Disney, world famous entertainment and media conglomerate, is now at the center of controversy—in all kinds of ways.
The state of Florida recently enacted the Parental Rights in Education bill, which has proven to be orders of magnitude more controversial than its name implies. It is commonly derided by opponents as the “Don’t Say Gay” bill. It contains several parts, one of which mandates that schools notify parents “if there is a change in the student’s services or monitoring related to the student’s mental, emotional, or physical health or well-being and the school’s ability to provide a safe and supportive learning environment for the student.” The most controversial part of the bill states that “classroom instruction by school personnel or third parties on sexual orientation or gender identity may not occur in kindergarten through grade 3 or in a manner that is not age appropriate or developmentally appropriate for students in accordance with state standards.”
Much of the discussion of the bill in the media has brought far more heat than light. Mary Ellen Klas, in an excellent piece appearing in the Miami Herald, has written a comprehensive account of the bill itself as well as many arguments made by those both supporting and opposing the bill. It was also recently a topic of discussion on the podcast Acton Unwind.
The bill was the catalyst for employee walkouts at Disney by some employees who felt Disney did not do enough to oppose the bill, which they believed detrimental to the rights of persons who identify as gender or sexual minorities.

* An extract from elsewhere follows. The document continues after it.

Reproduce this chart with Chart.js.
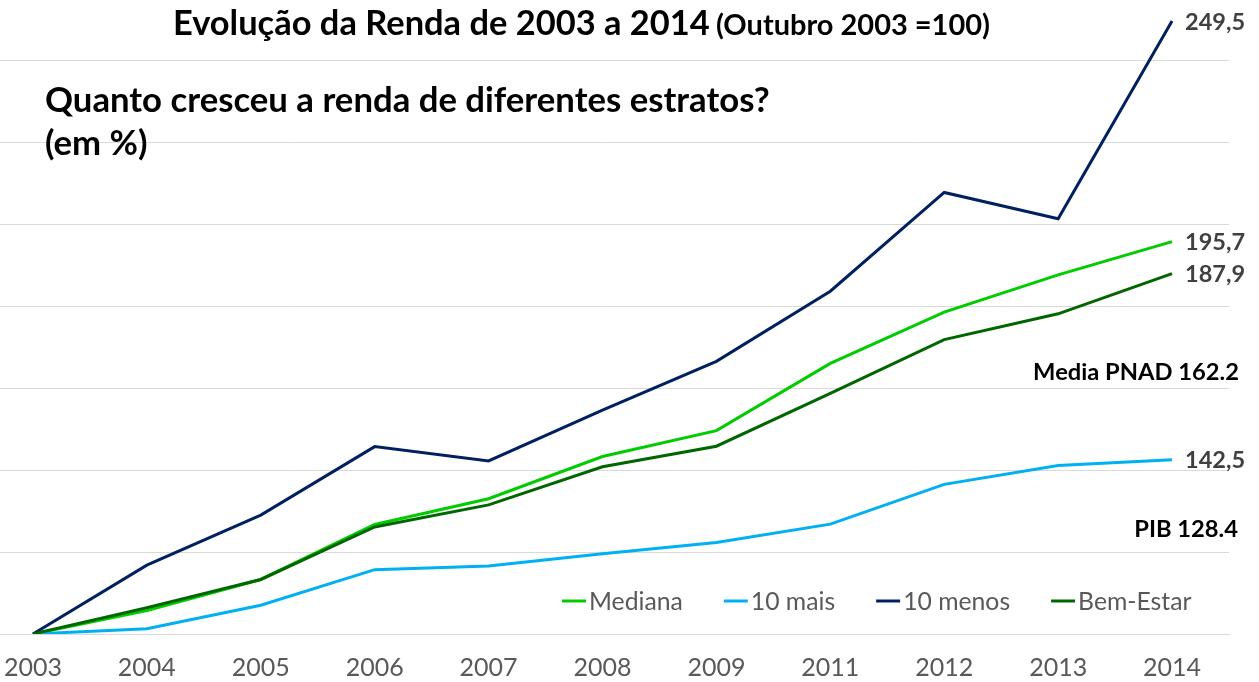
<!DOCTYPE html>
<html>
<head>
<meta charset="utf-8">
<script src="https://cdn.jsdelivr.net/npm/chart.js@4.4.1/dist/chart.umd.min.js"></script>
<style>
  html, body { margin: 0; padding: 0; background: #fff; overflow: hidden; }
  #wrap { position: relative; width: 1259px; height: 682px; overflow: hidden; }
  #wrap canvas { position: absolute; left: -24px; top: -22px; }
</style>
</head>
<body>
<div id="wrap"><canvas id="rendaChart" width="1283" height="716"></canvas></div>
<script>
const anos = ["2003", "2004", "2005", "2006", "2007", "2008", "2009", "2011", "2012", "2013", "2014"];
const mediana = [100, 105.7, 113.3, 126.7, 133.0, 143.3, 149.6, 166.0, 178.5, 187.6, 195.7];
const dezMais = [100, 101.3, 107.0, 115.7, 116.6, 119.6, 122.3, 126.8, 136.5, 141.1, 142.5];
const dezMenos = [100, 116.8, 129.0, 145.7, 142.2, 154.6, 166.5, 183.6, 207.7, 201.3, 249.5];
const bemEstar = [100, 106.4, 113.3, 126.1, 131.5, 140.8, 145.8, 158.7, 171.8, 178.1, 187.9];

const seriesNames = ["Mediana", "10 mais", "10 menos", "Bem-Estar"];
const seriesColors = ["#00CC00", "#00B0F0", "#002060", "#006600"];

const titulo = "Evolução da Renda de 2003 a 2014";
const tituloNota = "(Outubro 2003 =100)";
const pergunta = ["Quanto cresceu a renda de diferentes estratos?", "(em %)"];
const notas = ["Media PNAD 162.2", "PIB 128.4"];

// canvas is shifted so the plot runs past the left/top edges like the original
const SHIFT_X = 24;
const SHIFT_Y = 22;
const FONT = "Lato, 'Open Sans', sans-serif";

// font size that makes text reach a given width
function fitSize(ctx, text, weight, width) {
  ctx.font = weight + " 100px " + FONT;
  return 100 * width / ctx.measureText(text).width;
}

const textosPlugin = {
  id: "textos",
  afterDraw(chart) {
    const ctx = chart.ctx;

    // value labels at the end of each line
    ctx.save();
    ctx.font = "bold 23.5px " + FONT;
    ctx.fillStyle = "#404040";
    ctx.textBaseline = "middle";
    ctx.textAlign = "left";
    chart.data.datasets.forEach((ds, i) => {
      const meta = chart.getDatasetMeta(i);
      const pt = meta.data[meta.data.length - 1];
      const v = ds.data[ds.data.length - 1];
      ctx.fillText(v.toFixed(1).replace(".", ","), pt.x + 13, pt.y + 1);
    });
    ctx.restore();

    ctx.save();
    ctx.translate(SHIFT_X, SHIFT_Y);
    ctx.fillStyle = "#000";
    ctx.textBaseline = "alphabetic";

    // title, big part + smaller note
    const s1 = fitSize(ctx, titulo, "bold", 537);
    const s2 = fitSize(ctx, tituloNota, "bold", 274);
    ctx.font = "bold " + s1 + "px " + FONT;
    ctx.fillText(titulo, 173, 35);
    ctx.font = "bold " + s2 + "px " + FONT;
    ctx.fillText(tituloNota, 716, 35);

    // question on the left
    const s3 = fitSize(ctx, pergunta[0], "bold", 725);
    ctx.font = "bold " + s3 + "px " + FONT;
    ctx.fillText(pergunta[0], 45, 112);
    ctx.fillText(pergunta[1], 45, 155);

    // notes on the right
    ctx.textAlign = "right";
    ctx.textBaseline = "middle";
    const s4 = fitSize(ctx, notas[0], "bold", 206);
    ctx.font = "bold " + s4 + "px " + FONT;
    ctx.fillText(notas[0], 1239, 372);
    ctx.fillText(notas[1], 1238, 529);

    // legend inside the plot
    ctx.textAlign = "left";
    const s5 = fitSize(ctx, "10 menos", "normal", 107);
    ctx.font = s5 + "px " + FONT;
    let x = 562;
    const y = 601;
    chart.data.datasets.forEach((ds) => {
      ctx.strokeStyle = ds.borderColor;
      ctx.lineWidth = 3;
      ctx.beginPath();
      ctx.moveTo(x, y);
      ctx.lineTo(x + 24, y);
      ctx.stroke();
      ctx.fillStyle = "#595959";
      ctx.fillText(ds.label, x + 27, y + 1);
      x += 27 + ctx.measureText(ds.label).width + 41;
    });
    ctx.restore();
  },
};

const ctxRenda = document.getElementById("rendaChart");
const allData = [mediana, dezMais, dezMenos, bemEstar];

new Chart(ctxRenda, {
  type: "line",
  data: {
    labels: anos,
    datasets: allData.map((d, i) => ({
      label: seriesNames[i],
      data: d,
      borderColor: seriesColors[i],
      backgroundColor: seriesColors[i],
      borderWidth: 3,
      pointRadius: 0,
      tension: 0,
      order: 4 - i,
    })),
  },
  options: {
    responsive: false,
    animation: false,
    layout: { padding: { left: 0, right: 30, top: 0, bottom: 0 } },
    plugins: {
      legend: { display: false },
      title: { display: false },
      tooltip: { enabled: false },
    },
    scales: {
      x: {
        offset: true,
        grid: { display: false },
        border: { color: "#D9D9D9" },
        ticks: {
          color: "#595959",
          font: { family: FONT, size: 25 },
          padding: 11,
          maxRotation: 0,
          autoSkip: false,
        },
      },
      y: {
        min: 100,
        max: 260,
        border: { display: false },
        grid: { color: "#D9D9D9", lineWidth: 1, drawTicks: false, tickLength: 0 },
        ticks: { display: false, stepSize: 20 },
      },
    },
  },
  plugins: [textosPlugin],
});
</script>
</body>
</html>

In response, Disney held an “all-hands” meeting with employees to address these concerns. Footage from this meeting was then obtained and released on Twitter by Manhattan Institute fellow Chris Rufo. Andrew Mark Miller of Fox Business has helpfully compiled some of the most controversial footage, which “appear to show multiple Disney officials pushing a progressive LGBT agenda” to employees as well as its audiences.
This corporate comedy of errors is reminiscent of that around Disney’s 2020 live-action remake of its animated film Mulan. Disney was widely criticized by human rights activists when the film’s star, Yifei Liu, took the side of Hong Kong police over pro-democracy protesters. It was also later revealed that portions of the film had been shot in Xinjiang, the region in which there is an ongoing and horrific series of human rights abuses being perpetrated by the Chinese communist government against Uyghurs and other ethnic and religious minorities. The controversy over Mulan led to widespread calls for a boycott of Disney by human rights activists.

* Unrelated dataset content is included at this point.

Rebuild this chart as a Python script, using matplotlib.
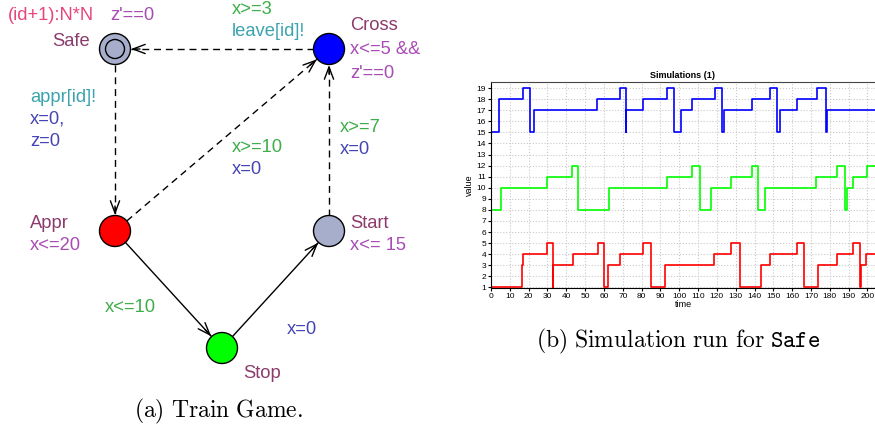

The controversy over Disney’s actions and response to Florida’s Parental Rights in Education bill have led to similar calls for boycotts from both America’s political left and right. Some on the left have called for boycotts of the state of Florida, including businesses in Florida such as Disney, hoping to place enough economic pressure to prompt a repeal of the bill. Some on the right have called for boycotts of Disney itself, hoping to prompt Disney to abandon its commitments to a progressive LGBTQ agenda.

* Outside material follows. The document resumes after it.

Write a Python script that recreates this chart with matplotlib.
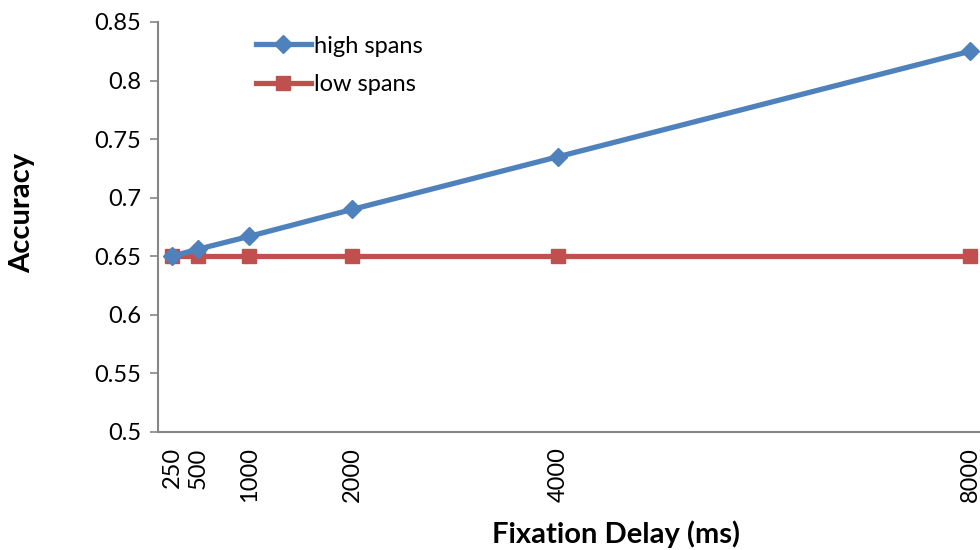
import numpy as np
import matplotlib
matplotlib.use('Agg')
import matplotlib.pyplot as plt

# fixation delay (ms) and mean accuracy per group
delays = [250, 500, 1000, 2000, 4000, 8000]
high_spans = [0.650, 0.656, 0.667, 0.690, 0.735, 0.825]
low_spans = [0.650, 0.650, 0.650, 0.650, 0.650, 0.650]
y_ticks = [0.5, 0.55, 0.6, 0.65, 0.7, 0.75, 0.8, 0.85]
y_labels = ['0.5', '0.55', '0.6', '0.65', '0.7', '0.75', '0.8', '0.85']

plt.rcParams['font.family'] = ['Lato', 'DejaVu Sans']

fig = plt.figure(figsize=(9.8, 5.5), dpi=100)
ax = fig.add_axes([158/980, 118/550, 822/980, 410/550])

ax.plot(delays, high_spans, color='#4F81BD', lw=3.8, marker='D', ms=9,
        label='high spans', clip_on=False, zorder=3)
ax.plot(delays, low_spans, color='#C0504D', lw=3.8, marker='s', ms=10,
        label='low spans', clip_on=False, zorder=2)

ax.set_xlim(114, 8097)
ax.set_ylim(0.5, 0.85)
ax.set_yticks(y_ticks)
ax.set_yticklabels(y_labels, fontsize=17)
ax.set_xticks(delays)
ax.set_xticklabels([str(d) for d in delays], rotation=90, fontsize=17,
                   va='top')
ax.tick_params(axis='x', length=0, pad=11)
ax.tick_params(axis='y', length=6, width=1.2, color='#868686', pad=6)

for s in ['top', 'right']:
    ax.spines[s].set_visible(False)
for s in ['left', 'bottom']:
    ax.spines[s].set_color('#868686')
    ax.spines[s].set_linewidth(1.5)

ax.set_xlabel('Fixation Delay (ms)', fontsize=21, fontweight='bold', va='center')
ax.xaxis.set_label_coords(0.557, -0.25)
ax.set_ylabel('Accuracy', fontsize=21, fontweight='bold', va='center')
ax.yaxis.set_label_coords(-0.165, 0.534)

ax.legend(loc='upper left', bbox_to_anchor=(0.108, 0.99), frameon=False,
          fontsize=17, handlelength=2.3, handletextpad=0.15, labelspacing=0.75,
          borderaxespad=0)

fig.savefig('out.png', dpi=100)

The record of such boycotts affecting the sort of change both the left and right hope for, in the way they wish to affect it, is not at all encouraging.
From 1997 to 2005, Disney was the target of a similar boycott campaign by America’s largest evangelical denomination, the Southern Baptist Convention, which was joined by many other evangelical groups, including Focus on the Family. In the resolution ending the boycott in 2005, the Southern Baptist Convention maintained it had “communicated effectively our displeasure,” while Disney claimed it never changed any of its policies or practices in response to the boycott.
Was the Disney boycott a failure? Yes and no.
It was a failure insofar as it did not lead to any change of policy by the leverage of “economic pressure.” It was, however, a success insofar as it raised awareness of Disney’s stance on issues of gender and sexuality.
As Brayden King, professor of management and organizations at Northwestern Kellogg, has observed: “The typical boycott doesn’t have much impact on sales revenue.… The no. 1 predictor of what makes a boycott effective is how much media attention it creates, not how many people sign onto a petition or how many consumers it mobilizes.”
The power of boycotts, in other words, is cultural and not economic, but culture is not as distant from economics as we might suppose.
In his frequently cited and equally frequently misunderstood New York Times Magazine article The Social Responsibility of Business Is to Increase Its Profits, the Nobel Laureate economist Milton Friedman argues that the purpose of business is to make the greatest profit possible “while conforming to the basic rules of the society, both those embodied in law and those embodied in ethical custom.” Both law and custom play a vital role in the economic order.
These past few years have been a revelation regarding Disney’s underlying understanding of human anthropology and the value the corporation places on the dignity of the human person. This makes the political privileges they have lobbied for and received in the forms of ever increasing copyright extensions and the unique legal jurisdiction in which Disney World operates subject to greater scrutiny as the crony capitalism it embodies.
The American writer Annie Dillard once remarked, “How we spend our days is, of course, how we spend our lives.” Disney’s cultural sway will remain only as long as we spend our time in front of our screens, as long as we deem what’s happening on those screens worthy of our attention. Custom arises from the aggregate of individuals acting according to conscience, and we can renew our social order by heeding the wisdom of Solomon, “Keep thy heart with all diligence; for out of it are the issues of life” (Proverbs 4:23).